Red Bull could not repair Verstappen's car in time to get him out after a practice crash, leaving Ricciardo to blitz Mercedes and Ferrari.
Ferrari's Sebastian Vettel beat Mercedes' Lewis Hamilton to second.
Ferrari's Kimi Raikkonen was fourth ahead of Mercedes' Valtteri Bottas as Force India's Esteban Ocon took sixth.
Red Bull have dominated the weekend so far and looked set to lock out the front row until Verstappen's costly error in final practice.
The Dutchman caught the inside wall at the second Swimming Pool chicane with his right front tyre and catapulted into the barriers on the outside.
The impact damaged both front and rear suspension on the right-hand side of the car and the damage was too extensive to be fixed in the two hours and 15 minutes between the end of practice and when he would have needed to get out to do a lap in first qualifying.
To add insult to injury, Verstappen has a five-place grid penalty for an unauthorised gearbox change because the team discovered a leak from a crack in the gearbox as they were preparing the car for qualifying, but it is academic as he will start from the back anyway.
Ricciardo in control
One Red Bull driver always looked set for pole after Ricciardo set the pace in all the practice sessions leading up to qualifying, each time just pipping Verstappen.
After Verstappen ruled himself out, making an error for the sixth race in a row and raising questions about whether he needs to change his approach to his racing, Ricciardo was in a league of his own and was fastest in all three parts of qualifying.
His pole time of one minute 10.846 seconds came on his first run in the top-10 shootout and at the time was more than 0.4secs clear of anyone else, a huge margin.

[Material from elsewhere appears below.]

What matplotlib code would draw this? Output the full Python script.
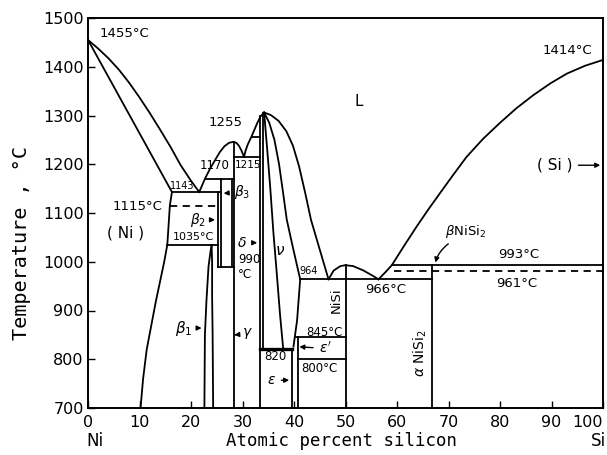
import numpy as np
import matplotlib
matplotlib.use("Agg")
import matplotlib.pyplot as plt

# ---- phase boundaries (atomic % Si, deg C) ----
ni_liq_x = [0, 2, 4, 6, 8, 10, 12, 14, 16, 18, 20, 21.6]
ni_liq_t = [1455, 1437, 1417, 1394, 1367, 1337, 1305, 1271, 1236, 1198, 1166, 1143]

ni_sol_x = [0, 16.3]
ni_sol_t = [1455, 1143]

ni_solvus_x = [16.3, 15.9, 15.4, 14.8, 14.0, 13.2, 12.3, 11.4, 10.7, 10.2]
ni_solvus_t = [1143, 1116, 1035, 1000, 960, 920, 870, 820, 760, 700]

beta1_left_x = [22.6, 22.7, 23.0, 23.4, 23.8, 24.0]
beta1_left_t = [700, 850, 920, 990, 1022, 1034]
beta1_right_x = [24.3, 24.2, 24.1, 24.1, 24.0]
beta1_right_t = [700, 850, 930, 1000, 1034]

gamma_liq_x = [21.6, 22.7, 23.7, 24.7, 25.6, 26.5, 27.4, 28.2, 28.8, 29.3, 29.8, 30.3]
gamma_liq_t = [1143, 1170, 1191, 1209, 1225, 1237, 1244, 1246, 1244, 1238, 1228, 1215]

ni2si_liq_l_x = [30.3, 30.6, 31.0, 31.8, 32.8, 33.5, 34.2]
ni2si_liq_l_t = [1215, 1228, 1240, 1258, 1283, 1298, 1306]

ni2si_liq_r_x = [34.2, 35.5, 37.0, 38.5, 39.8, 41.0, 42.2, 43.3, 45.0, 46.7]
ni2si_liq_r_t = [1306, 1301, 1289, 1268, 1238, 1195, 1140, 1086, 1025, 964]

theta_l_x = [34.2, 34.8, 35.4, 36.0, 36.7, 37.3, 37.9]
theta_l_t = [1306, 1230, 1150, 1060, 970, 890, 822]

theta_r_x = [34.2, 35.2, 36.2, 37.1, 37.9, 38.6, 39.9, 41.2, 40.6, 39.9]
theta_r_t = [1306, 1285, 1250, 1200, 1140, 1086, 1024, 964, 880, 826]

nisi_dome_x = [46.7, 47.7, 49.0, 50.0, 51.5, 53.5, 55.5, 56.4]
nisi_dome_t = [964, 982, 991, 993, 991, 982, 970, 964]

si_liq_x = [56.4, 57.7, 59.0, 61.4, 63.8, 66.0, 68.3, 70.9, 73.5, 76.7,
            80.0, 83.2, 86.5, 89.8, 93.0, 96.5, 100]
si_liq_t = [964, 978, 993, 1033, 1072, 1106, 1140, 1178, 1215, 1252,
            1285, 1315, 1342, 1366, 1386, 1402, 1414]

# isotherms: (x_start, x_end, T)
isotherms = [(16.3, 25.8, 1143), (22.7, 28.4, 1170), (28.4, 33.4, 1215),
             (31.8, 33.4, 1255), (15.4, 25.2, 1035), (25.2, 28.4, 990),
             (40.2, 50.0, 845), (40.8, 50.0, 800), (41.2, 66.7, 964),
             (59.0, 100, 993)]
dashed_isotherms = [(16.0, 25.5, 1115), (59.5, 100, 981)]
double_isotherm = (33.4, 39.7, 821)

# compounds / phase limits: (x, T_low, T_high)
verticals = [(25.2, 990, 1143), (25.8, 990, 1170), (27.9, 990, 1170),
             (28.4, 700, 1246), (33.4, 700, 1300), (34.0, 822, 1306),
             (39.6, 700, 822), (40.8, 700, 845), (50.0, 700, 993),
             (66.7, 700, 993)]

fig = plt.figure(figsize=(6.07, 4.55), dpi=100)
ax = fig.add_axes([88 / 607, 1 - 408 / 455, 515 / 607, 390 / 455])

lw = 1.3
k = 'black'
curves = [(ni_liq_x, ni_liq_t), (ni_sol_x, ni_sol_t), (ni_solvus_x, ni_solvus_t),
          (beta1_left_x, beta1_left_t), (beta1_right_x, beta1_right_t),
          (gamma_liq_x, gamma_liq_t), (ni2si_liq_l_x, ni2si_liq_l_t),
          (ni2si_liq_r_x, ni2si_liq_r_t), (theta_l_x, theta_l_t),
          (theta_r_x, theta_r_t), (nisi_dome_x, nisi_dome_t), (si_liq_x, si_liq_t)]
for xs, ts in curves:
    ax.plot(xs, ts, color=k, lw=lw, solid_joinstyle='round')

for x0, x1, t in isotherms:
    ax.plot([x0, x1], [t, t], color=k, lw=lw)
for x0, x1, t in dashed_isotherms:
    ax.plot([x0, x1], [t, t], color=k, lw=lw, ls=(0, (4, 3)))
x0, x1, t = double_isotherm
ax.plot([x0, x1], [t, t], color=k, lw=2.4)
for x, t0, t1 in verticals:
    ax.plot([x, x], [t0, t1], color=k, lw=lw)

# ---- labels ----
fs = 9.5
def lab(x, t, s, size=fs, **kw):
    ax.text(x, t, s, fontsize=size, ha='center', va='center', **kw)

lab(7.0, 1469, '1455°C')
lab(93.0, 1434, '1414°C')
lab(52.5, 1328, 'L', size=11)
lab(26.8, 1285, '1255')
lab(24.5, 1198, '1170', size=8.5)
lab(31.0, 1198, '1215', size=7.5)
lab(18.3, 1155, '1143', size=7)
lab(9.7, 1113, '1115°C')
lab(7.2, 1059, '( Ni )', size=11)
lab(20.4, 1051, '1035°C', size=8)
lab(31.3, 1005, '990', size=8.5)
lab(30.4, 973, '°C', size=8.5)
lab(42.9, 982, '964', size=7)
lab(37.3, 1024, r'$\nu$', size=11)
lab(57.7, 943, '966°C')
lab(83.7, 1014, '993°C')
lab(83.2, 956, '961°C')
lab(36.3, 805, '820', size=8.5)
lab(46.0, 855, '845°C', size=8.5)
lab(45.0, 781, '800°C', size=8.5)
lab(48.2, 921, 'NiSi', size=9.5, rotation=90)
lab(64.5, 812, r'$\alpha$ NiSi$_2$', size=10, rotation=90)
lab(73.4, 1062, r'$\beta$NiSi$_2$')

arrow = dict(arrowstyle='-|>', color=k, lw=1.0, mutation_scale=7)
ax.annotate(r'$\beta_1$', xy=(22.6, 864), xytext=(18.5, 864), fontsize=11,
            ha='center', va='center', arrowprops=arrow)
ax.annotate(r'$\beta_2$', xy=(25.2, 1086), xytext=(21.3, 1086), fontsize=10,
            ha='center', va='center', arrowprops=arrow)
ax.annotate(r'$\beta_3$', xy=(25.8, 1140), xytext=(30.0, 1143), fontsize=10,
            ha='center', va='center', arrowprops=arrow)
ax.annotate(r'$\delta$', xy=(33.4, 1039), xytext=(29.8, 1039), fontsize=10,
            ha='center', va='center', arrowprops=arrow)
ax.annotate(r'$\gamma$', xy=(28.4, 850), xytext=(30.9, 852), fontsize=10,
            ha='center', va='center', arrowprops=arrow)
ax.annotate(r'$\epsilon$', xy=(39.6, 757), xytext=(35.6, 757), fontsize=10,
            ha='center', va='center', arrowprops=arrow)
ax.annotate(r"$\epsilon'$", xy=(40.5, 826), xytext=(46.0, 822), fontsize=10,
            ha='center', va='center', arrowprops=arrow)
ax.annotate('( Si )', xy=(100, 1198), xytext=(90.7, 1198), fontsize=11,
            ha='center', va='center', arrowprops=arrow)
ax.annotate('', xy=(67.3, 993), xytext=(70.4, 1040),
            arrowprops=dict(arrowstyle='-|>', color=k, lw=1.0, mutation_scale=7,
                            connectionstyle='arc3,rad=0.2'))

# ---- axes ----
ax.set_xlim(0, 100)
ax.set_ylim(700, 1500)
ax.set_xticks(np.arange(0, 101, 10))
ax.set_yticks(np.arange(700, 1501, 100))
ax.tick_params(direction='in', length=5, width=1.0, labelsize=11.5, pad=3)
ax.tick_params(axis='x', pad=5)
ax.get_xticklabels()[-1].set_horizontalalignment('right')
for sp in ax.spines.values():
    sp.set_linewidth(1.4)

fig.text(22 / 607, 1 - 243 / 455, 'Temperature , °C', rotation=90,
         fontsize=14.5, ha='center', va='center', family='DejaVu Sans Mono')
fig.text(342 / 607, 1 - 441 / 455, 'Atomic percent silicon', fontsize=12.5,
         ha='center', va='center', family='DejaVu Sans Mono')
fig.text(95 / 607, 1 - 441 / 455, 'Ni', fontsize=12, ha='center', va='center')
fig.text(598 / 607, 1 - 441 / 455, 'Si', fontsize=12, ha='center', va='center')

fig.savefig('out.png', dpi=100)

Vettel closed in on his final run to end the session 0.229secs adrift, and was 0.193secs ahead of Hamilton.
What they said
Ricciardo: "We didn't change much on the car this weekend. I have just been able to build up to it and have some fun. I love this race and it's a pleasure to drive. It has been awesome."

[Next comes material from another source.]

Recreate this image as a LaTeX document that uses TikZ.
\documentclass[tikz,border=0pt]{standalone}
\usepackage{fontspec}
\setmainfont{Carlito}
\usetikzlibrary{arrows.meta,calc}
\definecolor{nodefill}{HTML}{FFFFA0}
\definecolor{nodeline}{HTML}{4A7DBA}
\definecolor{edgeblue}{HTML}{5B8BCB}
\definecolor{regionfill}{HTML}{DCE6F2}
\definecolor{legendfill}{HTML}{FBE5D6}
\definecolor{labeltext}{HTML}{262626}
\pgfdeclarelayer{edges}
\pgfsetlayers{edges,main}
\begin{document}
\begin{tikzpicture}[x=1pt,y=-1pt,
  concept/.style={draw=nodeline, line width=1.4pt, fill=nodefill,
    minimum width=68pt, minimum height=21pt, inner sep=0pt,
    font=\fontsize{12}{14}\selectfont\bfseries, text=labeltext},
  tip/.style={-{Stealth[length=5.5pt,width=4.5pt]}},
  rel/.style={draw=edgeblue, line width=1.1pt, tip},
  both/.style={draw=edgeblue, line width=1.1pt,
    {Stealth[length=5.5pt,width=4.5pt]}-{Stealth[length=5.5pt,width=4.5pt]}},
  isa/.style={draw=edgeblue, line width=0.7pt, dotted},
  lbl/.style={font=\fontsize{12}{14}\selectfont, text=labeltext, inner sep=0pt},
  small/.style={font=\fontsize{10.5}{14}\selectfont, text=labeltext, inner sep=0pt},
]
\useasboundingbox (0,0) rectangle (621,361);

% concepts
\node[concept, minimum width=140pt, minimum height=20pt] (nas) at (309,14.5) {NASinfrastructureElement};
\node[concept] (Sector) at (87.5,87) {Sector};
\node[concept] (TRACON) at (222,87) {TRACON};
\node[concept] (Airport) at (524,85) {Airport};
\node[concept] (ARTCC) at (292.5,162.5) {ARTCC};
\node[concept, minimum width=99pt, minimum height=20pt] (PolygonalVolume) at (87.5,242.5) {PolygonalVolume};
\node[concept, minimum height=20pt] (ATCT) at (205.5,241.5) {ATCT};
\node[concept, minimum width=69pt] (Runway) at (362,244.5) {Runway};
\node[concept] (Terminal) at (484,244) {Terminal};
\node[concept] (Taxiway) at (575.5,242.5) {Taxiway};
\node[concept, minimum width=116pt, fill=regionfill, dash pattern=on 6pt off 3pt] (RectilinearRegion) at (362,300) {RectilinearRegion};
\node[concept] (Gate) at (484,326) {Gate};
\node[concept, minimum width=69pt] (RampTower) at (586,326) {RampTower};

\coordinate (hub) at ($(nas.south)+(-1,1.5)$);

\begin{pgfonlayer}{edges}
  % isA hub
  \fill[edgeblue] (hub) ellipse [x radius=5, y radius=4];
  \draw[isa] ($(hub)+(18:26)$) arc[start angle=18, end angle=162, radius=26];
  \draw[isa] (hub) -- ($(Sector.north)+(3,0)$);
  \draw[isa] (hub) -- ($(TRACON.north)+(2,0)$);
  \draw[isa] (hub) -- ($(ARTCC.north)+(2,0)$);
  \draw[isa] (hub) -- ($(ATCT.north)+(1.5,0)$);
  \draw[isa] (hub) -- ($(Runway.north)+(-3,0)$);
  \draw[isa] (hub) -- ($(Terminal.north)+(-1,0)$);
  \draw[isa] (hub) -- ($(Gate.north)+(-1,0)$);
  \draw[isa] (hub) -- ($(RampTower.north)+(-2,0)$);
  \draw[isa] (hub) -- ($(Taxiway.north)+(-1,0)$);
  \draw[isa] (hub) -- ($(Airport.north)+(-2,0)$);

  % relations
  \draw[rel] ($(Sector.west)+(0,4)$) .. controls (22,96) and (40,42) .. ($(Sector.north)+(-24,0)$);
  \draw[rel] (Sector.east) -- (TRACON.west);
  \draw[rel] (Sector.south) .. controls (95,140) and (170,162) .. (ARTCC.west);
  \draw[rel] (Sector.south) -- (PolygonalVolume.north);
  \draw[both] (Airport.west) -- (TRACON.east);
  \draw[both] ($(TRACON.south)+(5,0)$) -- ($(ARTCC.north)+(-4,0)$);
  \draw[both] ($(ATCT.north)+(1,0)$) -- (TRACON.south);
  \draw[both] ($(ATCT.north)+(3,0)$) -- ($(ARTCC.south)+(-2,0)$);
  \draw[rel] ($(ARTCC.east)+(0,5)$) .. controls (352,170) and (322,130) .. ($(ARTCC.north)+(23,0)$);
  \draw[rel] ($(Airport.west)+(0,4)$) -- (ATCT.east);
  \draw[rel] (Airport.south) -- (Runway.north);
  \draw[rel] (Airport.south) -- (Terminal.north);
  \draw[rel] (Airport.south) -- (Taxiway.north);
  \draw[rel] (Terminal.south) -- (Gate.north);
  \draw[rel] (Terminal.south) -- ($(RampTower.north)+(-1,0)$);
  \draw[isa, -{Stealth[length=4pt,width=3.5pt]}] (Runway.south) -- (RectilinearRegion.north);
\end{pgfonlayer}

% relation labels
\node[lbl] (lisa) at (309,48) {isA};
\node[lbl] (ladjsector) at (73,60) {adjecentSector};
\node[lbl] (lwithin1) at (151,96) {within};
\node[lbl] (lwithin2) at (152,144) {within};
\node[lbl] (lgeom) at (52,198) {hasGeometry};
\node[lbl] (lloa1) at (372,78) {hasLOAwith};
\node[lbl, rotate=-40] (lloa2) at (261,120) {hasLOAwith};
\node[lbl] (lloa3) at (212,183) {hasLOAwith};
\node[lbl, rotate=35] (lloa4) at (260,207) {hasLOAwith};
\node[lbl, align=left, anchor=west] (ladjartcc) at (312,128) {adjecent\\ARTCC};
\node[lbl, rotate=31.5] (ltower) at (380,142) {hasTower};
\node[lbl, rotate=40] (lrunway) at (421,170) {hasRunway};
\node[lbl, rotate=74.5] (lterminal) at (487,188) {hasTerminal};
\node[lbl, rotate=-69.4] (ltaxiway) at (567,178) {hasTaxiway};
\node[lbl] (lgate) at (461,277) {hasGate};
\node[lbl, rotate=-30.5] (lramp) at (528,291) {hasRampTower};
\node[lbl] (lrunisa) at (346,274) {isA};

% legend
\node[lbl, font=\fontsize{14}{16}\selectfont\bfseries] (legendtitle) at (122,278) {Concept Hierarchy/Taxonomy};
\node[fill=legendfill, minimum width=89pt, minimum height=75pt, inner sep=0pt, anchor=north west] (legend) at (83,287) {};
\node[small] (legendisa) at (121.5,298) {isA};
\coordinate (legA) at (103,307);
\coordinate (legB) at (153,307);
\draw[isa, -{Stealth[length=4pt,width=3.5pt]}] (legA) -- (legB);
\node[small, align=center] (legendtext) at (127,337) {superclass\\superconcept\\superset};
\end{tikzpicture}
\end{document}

On Verstappen's incident: "To be fast you can't think about those things. We need to push it but you don't need to over-drive it. We are both pushing each other and it is no surprise these things can happen, When you're lapping 1:10s, 1:11s, there is no room for error."
Vettel: "I was pretty happy. There is always the feeling there is a little bit [more]. I don't think I could have threatened Daniel's time today.
"Well done to Daniel, he owned the qualifying session, we were playing around with the set-up quite a bit to squeeze everything out. We have put ourselves in a good position, we put ourselves as close as well could and we see what we can do in the race."
Hamilton: "We knew we weren't as quick as him [Ricciardo]. We did the best we could and the car was in a good place. My last lap, I was up 0.27secs [after the first sector] but I lost it in the middle and last sector, so naturally not happy with that. That wouldn't have been enough anyways for pole but it would have made a difference, obviously I would have been second. You can't always get it perfect and I live to fight another day."
The battle behind the big six
Ocon impressed in emerging as best of the rest, pipping McLaren's Fernando Alonso by just 0.049secs.
Alonso was just 0.02secs ahead of Renault's Carlos Sainz, who beat team-mate Nico Hulkenberg, in 11th, on merit in qualifying for the first time since joining Renault for the last four races of last season.
The second Force India of Sergio Perez and Toro Rosso's Pierre Gasly completed the top 10.